Given information
-- -- --
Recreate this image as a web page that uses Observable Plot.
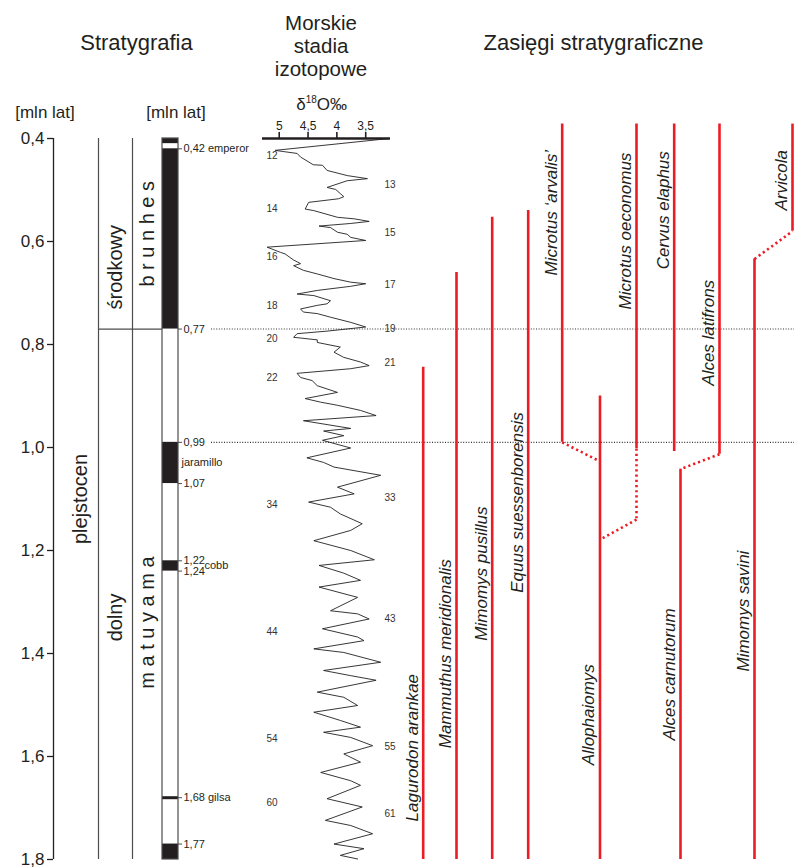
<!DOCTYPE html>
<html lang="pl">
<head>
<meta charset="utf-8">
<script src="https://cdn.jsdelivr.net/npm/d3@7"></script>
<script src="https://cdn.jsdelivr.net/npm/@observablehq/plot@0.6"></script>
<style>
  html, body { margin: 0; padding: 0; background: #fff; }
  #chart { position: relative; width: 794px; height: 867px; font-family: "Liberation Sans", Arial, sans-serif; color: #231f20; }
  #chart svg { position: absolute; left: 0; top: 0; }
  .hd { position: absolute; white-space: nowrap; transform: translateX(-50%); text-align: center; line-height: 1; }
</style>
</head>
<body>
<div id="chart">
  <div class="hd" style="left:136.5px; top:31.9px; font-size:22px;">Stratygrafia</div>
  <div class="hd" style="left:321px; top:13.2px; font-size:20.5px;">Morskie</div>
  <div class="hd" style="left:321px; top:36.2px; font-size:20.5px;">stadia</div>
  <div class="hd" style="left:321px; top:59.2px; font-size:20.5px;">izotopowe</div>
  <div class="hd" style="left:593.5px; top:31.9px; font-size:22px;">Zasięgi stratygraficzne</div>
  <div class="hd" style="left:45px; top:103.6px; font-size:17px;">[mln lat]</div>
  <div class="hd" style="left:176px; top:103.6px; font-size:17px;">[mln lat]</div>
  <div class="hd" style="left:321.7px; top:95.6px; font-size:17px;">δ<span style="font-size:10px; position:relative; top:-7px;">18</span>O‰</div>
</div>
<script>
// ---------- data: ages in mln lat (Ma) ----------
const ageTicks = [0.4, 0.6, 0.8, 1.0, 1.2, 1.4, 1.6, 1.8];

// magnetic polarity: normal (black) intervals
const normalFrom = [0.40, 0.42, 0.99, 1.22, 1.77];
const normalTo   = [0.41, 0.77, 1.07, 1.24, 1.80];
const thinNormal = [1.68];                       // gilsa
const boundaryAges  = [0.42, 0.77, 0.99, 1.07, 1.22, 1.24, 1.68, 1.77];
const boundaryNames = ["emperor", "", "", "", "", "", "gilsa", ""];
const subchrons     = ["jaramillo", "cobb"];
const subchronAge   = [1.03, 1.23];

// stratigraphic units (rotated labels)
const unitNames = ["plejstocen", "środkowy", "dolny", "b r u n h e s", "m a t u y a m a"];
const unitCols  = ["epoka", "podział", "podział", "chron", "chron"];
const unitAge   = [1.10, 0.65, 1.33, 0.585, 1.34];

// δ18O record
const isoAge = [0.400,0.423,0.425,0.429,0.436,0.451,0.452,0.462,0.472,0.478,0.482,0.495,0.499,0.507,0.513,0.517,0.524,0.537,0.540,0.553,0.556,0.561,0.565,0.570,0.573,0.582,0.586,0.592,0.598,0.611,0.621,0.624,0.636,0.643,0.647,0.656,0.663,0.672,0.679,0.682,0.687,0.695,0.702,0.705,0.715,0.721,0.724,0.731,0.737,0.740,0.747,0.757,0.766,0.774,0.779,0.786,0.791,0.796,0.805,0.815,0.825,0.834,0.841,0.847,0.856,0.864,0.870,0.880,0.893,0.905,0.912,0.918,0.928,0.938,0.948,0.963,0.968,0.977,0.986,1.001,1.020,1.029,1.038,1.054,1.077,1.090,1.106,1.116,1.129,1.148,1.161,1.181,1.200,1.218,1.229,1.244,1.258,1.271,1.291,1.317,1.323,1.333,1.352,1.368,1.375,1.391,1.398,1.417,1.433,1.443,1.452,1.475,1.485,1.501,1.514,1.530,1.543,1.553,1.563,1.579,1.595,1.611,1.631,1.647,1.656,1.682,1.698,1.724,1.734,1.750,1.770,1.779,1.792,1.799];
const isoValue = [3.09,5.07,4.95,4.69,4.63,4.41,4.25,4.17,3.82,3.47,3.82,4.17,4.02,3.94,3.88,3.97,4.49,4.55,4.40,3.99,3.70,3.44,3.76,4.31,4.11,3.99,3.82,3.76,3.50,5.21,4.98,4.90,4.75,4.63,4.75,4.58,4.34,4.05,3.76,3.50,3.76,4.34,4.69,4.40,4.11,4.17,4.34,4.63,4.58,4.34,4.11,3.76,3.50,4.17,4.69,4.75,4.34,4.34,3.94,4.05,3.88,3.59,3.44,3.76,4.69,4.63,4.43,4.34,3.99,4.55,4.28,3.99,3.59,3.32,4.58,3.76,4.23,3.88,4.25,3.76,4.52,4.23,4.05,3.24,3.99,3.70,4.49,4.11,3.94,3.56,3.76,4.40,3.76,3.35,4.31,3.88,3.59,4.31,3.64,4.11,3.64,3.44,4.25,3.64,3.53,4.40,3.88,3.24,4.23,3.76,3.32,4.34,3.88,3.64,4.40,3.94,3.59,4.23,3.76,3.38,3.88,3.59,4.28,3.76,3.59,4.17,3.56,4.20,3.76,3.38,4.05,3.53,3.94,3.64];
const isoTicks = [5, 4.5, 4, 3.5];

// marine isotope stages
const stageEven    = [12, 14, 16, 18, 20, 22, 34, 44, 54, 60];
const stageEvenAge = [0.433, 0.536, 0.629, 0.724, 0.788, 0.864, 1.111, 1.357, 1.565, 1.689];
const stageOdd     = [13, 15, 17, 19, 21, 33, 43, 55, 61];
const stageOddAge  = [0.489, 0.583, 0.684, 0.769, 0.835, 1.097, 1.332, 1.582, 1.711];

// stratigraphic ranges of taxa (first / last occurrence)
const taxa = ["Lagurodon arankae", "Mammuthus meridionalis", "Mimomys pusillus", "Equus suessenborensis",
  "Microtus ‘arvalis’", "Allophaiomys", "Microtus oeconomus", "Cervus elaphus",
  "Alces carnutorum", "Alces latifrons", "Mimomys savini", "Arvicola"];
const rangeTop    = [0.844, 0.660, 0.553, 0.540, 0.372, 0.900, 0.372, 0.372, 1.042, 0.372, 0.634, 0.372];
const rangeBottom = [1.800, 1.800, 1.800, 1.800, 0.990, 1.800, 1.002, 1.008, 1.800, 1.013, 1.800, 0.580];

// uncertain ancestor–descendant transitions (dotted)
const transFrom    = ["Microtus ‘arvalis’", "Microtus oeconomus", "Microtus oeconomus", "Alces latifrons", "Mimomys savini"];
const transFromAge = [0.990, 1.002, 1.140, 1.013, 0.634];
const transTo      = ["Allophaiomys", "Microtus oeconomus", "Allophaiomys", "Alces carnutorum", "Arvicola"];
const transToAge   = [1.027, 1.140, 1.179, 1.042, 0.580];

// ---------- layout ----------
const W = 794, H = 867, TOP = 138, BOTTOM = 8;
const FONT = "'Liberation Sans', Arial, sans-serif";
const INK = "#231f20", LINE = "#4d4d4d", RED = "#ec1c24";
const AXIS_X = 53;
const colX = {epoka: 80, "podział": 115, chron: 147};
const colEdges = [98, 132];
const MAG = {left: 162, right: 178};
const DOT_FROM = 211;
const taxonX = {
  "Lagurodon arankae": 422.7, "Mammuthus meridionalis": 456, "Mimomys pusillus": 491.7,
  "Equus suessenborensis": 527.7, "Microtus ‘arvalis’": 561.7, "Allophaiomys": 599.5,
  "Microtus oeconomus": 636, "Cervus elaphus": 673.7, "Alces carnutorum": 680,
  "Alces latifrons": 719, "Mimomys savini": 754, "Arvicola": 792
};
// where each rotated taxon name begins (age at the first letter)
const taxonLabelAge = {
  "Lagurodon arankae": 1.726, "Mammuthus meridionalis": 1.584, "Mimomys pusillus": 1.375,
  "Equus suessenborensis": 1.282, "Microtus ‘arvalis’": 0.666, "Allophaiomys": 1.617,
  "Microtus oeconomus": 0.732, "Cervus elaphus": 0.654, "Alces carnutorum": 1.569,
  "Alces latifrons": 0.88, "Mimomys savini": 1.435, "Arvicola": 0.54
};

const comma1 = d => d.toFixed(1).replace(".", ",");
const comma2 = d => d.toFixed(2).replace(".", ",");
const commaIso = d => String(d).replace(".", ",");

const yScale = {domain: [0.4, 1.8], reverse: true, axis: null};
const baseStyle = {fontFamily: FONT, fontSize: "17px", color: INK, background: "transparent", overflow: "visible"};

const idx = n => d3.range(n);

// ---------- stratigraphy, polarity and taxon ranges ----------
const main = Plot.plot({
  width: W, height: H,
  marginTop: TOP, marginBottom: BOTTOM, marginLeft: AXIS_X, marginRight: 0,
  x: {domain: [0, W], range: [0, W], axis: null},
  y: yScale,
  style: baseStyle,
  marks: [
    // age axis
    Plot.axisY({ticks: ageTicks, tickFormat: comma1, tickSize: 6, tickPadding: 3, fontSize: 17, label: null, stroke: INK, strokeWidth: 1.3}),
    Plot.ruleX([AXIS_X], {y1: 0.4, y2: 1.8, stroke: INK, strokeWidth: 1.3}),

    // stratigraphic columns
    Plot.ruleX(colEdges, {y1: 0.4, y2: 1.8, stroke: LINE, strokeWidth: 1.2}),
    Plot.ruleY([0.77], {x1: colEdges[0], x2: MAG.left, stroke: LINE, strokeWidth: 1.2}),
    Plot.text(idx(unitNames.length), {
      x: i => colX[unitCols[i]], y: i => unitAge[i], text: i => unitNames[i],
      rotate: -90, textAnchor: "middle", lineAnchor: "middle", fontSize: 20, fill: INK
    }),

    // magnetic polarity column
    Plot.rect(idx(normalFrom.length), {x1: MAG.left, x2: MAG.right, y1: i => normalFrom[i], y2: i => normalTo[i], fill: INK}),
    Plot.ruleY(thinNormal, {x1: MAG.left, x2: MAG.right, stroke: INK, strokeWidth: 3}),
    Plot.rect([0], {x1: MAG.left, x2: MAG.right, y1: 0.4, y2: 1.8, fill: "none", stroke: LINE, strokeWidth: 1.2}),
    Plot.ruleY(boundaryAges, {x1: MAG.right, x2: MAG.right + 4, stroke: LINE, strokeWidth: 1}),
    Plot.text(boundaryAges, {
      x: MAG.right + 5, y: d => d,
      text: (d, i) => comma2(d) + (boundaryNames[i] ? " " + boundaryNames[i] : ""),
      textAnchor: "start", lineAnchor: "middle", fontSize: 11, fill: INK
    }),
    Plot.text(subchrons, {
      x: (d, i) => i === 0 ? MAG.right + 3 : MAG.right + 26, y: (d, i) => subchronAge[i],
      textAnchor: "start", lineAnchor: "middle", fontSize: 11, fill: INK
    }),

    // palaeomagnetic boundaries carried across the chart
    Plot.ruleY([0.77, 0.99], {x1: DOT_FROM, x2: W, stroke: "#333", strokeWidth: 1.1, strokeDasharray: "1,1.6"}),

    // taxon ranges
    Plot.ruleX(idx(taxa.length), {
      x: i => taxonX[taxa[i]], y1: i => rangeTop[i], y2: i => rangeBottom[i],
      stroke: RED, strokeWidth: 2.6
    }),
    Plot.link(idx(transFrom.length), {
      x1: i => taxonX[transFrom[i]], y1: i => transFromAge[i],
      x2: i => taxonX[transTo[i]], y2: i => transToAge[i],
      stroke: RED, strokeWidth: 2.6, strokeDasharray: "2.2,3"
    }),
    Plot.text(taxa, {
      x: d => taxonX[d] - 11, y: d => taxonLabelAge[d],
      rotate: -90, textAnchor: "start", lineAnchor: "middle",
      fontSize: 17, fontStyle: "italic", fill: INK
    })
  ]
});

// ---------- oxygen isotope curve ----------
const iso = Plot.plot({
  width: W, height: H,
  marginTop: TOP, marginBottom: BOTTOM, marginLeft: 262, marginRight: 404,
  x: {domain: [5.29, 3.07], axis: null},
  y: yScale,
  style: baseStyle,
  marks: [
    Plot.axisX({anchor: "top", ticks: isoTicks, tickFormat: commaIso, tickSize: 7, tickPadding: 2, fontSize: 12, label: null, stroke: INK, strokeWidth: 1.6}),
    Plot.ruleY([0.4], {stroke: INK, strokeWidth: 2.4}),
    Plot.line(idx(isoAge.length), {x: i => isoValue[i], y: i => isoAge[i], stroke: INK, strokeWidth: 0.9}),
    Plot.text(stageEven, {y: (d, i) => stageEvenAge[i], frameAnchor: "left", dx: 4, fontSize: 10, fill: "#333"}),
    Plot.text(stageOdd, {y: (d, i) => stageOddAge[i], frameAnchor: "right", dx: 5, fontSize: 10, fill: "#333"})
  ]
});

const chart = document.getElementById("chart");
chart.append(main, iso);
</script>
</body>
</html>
-- -- --
Exercise aim
Repeat the lines of the listing above verbatim, beginning at its first line and ending at the line containing "1.33, 0.585, 1.34];", which is included. Omit pictures.

Output for this exercise
Recreate this image as a web page that uses Observable Plot.
<!DOCTYPE html>
<html lang="pl">
<head>
<meta charset="utf-8">
<script src="https://cdn.jsdelivr.net/npm/d3@7"></script>
<script src="https://cdn.jsdelivr.net/npm/@observablehq/plot@0.6"></script>
<style>
  html, body { margin: 0; padding: 0; background: #fff; }
  #chart { position: relative; width: 794px; height: 867px; font-family: "Liberation Sans", Arial, sans-serif; color: #231f20; }
  #chart svg { position: absolute; left: 0; top: 0; }
  .hd { position: absolute; white-space: nowrap; transform: translateX(-50%); text-align: center; line-height: 1; }
</style>
</head>
<body>
<div id="chart">
  <div class="hd" style="left:136.5px; top:31.9px; font-size:22px;">Stratygrafia</div>
  <div class="hd" style="left:321px; top:13.2px; font-size:20.5px;">Morskie</div>
  <div class="hd" style="left:321px; top:36.2px; font-size:20.5px;">stadia</div>
  <div class="hd" style="left:321px; top:59.2px; font-size:20.5px;">izotopowe</div>
  <div class="hd" style="left:593.5px; top:31.9px; font-size:22px;">Zasięgi stratygraficzne</div>
  <div class="hd" style="left:45px; top:103.6px; font-size:17px;">[mln lat]</div>
  <div class="hd" style="left:176px; top:103.6px; font-size:17px;">[mln lat]</div>
  <div class="hd" style="left:321.7px; top:95.6px; font-size:17px;">δ<span style="font-size:10px; position:relative; top:-7px;">18</span>O‰</div>
</div>
<script>
// ---------- data: ages in mln lat (Ma) ----------
const ageTicks = [0.4, 0.6, 0.8, 1.0, 1.2, 1.4, 1.6, 1.8];

// magnetic polarity: normal (black) intervals
const normalFrom = [0.40, 0.42, 0.99, 1.22, 1.77];
const normalTo   = [0.41, 0.77, 1.07, 1.24, 1.80];
const thinNormal = [1.68];                       // gilsa
const boundaryAges  = [0.42, 0.77, 0.99, 1.07, 1.22, 1.24, 1.68, 1.77];
const boundaryNames = ["emperor", "", "", "", "", "", "gilsa", ""];
const subchrons     = ["jaramillo", "cobb"];
const subchronAge   = [1.03, 1.23];

// stratigraphic units (rotated labels)
const unitNames = ["plejstocen", "środkowy", "dolny", "b r u n h e s", "m a t u y a m a"];
const unitCols  = ["epoka", "podział", "podział", "chron", "chron"];
const unitAge   = [1.10, 0.65, 1.33, 0.585, 1.34];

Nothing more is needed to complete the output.